(SUPPLIED MATERIAL)
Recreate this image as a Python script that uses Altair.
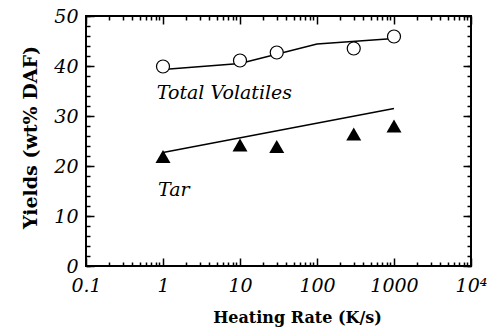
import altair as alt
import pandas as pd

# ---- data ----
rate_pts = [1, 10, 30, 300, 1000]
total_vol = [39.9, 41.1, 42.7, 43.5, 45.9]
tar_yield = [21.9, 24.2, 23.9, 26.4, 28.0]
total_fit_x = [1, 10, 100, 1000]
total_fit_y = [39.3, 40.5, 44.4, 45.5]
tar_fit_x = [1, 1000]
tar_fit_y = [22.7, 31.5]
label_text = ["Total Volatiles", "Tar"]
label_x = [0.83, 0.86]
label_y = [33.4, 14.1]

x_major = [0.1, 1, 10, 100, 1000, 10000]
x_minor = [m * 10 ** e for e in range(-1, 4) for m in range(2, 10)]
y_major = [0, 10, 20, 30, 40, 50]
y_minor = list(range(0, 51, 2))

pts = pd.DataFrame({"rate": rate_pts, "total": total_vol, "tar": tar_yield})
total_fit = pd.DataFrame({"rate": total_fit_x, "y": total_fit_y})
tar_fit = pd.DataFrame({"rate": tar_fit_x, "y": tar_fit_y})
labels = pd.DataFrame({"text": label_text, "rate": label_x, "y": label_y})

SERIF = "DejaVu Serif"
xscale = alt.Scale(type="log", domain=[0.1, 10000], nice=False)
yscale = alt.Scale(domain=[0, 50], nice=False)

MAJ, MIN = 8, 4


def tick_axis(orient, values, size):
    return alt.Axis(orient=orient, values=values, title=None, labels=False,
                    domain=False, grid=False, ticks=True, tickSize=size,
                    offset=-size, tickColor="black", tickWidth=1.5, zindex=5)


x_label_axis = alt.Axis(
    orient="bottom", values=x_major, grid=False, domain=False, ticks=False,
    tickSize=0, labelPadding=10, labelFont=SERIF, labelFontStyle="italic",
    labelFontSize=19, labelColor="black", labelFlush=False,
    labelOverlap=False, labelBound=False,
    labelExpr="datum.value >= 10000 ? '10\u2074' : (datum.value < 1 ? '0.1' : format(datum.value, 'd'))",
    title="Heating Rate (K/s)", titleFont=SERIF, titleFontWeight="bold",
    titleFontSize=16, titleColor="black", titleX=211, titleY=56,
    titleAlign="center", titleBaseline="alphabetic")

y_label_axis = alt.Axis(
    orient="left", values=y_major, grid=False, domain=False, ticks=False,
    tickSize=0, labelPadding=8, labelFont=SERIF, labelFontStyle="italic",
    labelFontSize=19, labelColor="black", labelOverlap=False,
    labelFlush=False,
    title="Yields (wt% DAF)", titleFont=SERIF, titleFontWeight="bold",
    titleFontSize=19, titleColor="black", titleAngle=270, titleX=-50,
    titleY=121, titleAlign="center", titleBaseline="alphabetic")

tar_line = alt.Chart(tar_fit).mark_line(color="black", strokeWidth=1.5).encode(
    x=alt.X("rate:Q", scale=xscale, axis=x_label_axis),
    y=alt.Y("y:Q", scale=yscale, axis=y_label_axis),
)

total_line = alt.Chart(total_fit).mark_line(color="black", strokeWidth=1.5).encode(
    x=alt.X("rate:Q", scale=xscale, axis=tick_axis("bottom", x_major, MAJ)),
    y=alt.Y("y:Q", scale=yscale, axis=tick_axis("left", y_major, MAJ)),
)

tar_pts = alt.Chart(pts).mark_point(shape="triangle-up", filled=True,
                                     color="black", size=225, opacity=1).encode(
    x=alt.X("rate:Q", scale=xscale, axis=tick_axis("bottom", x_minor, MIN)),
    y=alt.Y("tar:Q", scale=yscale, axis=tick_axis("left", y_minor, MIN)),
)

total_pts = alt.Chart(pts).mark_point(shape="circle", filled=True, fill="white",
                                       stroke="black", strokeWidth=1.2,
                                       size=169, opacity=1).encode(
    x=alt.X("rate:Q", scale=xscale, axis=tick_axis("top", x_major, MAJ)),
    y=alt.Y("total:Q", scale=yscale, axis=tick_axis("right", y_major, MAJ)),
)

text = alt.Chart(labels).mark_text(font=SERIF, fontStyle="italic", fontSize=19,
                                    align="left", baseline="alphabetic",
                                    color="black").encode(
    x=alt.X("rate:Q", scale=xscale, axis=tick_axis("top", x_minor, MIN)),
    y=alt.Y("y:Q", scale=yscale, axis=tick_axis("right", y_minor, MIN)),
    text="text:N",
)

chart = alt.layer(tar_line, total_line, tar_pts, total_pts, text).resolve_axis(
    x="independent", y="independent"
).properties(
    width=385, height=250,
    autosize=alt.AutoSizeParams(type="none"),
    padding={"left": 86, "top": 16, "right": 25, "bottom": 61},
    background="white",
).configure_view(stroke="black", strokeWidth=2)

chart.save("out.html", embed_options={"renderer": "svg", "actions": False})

(THE REQUEST)
Repeat, word for word and with no pictures, only the lines running from the beginning of the data to the line that contains "import pandas as pd".

(ANSWER TO THE PROBLEM)
Recreate this image as a Python script that uses Altair.
import altair as alt
import pandas as pd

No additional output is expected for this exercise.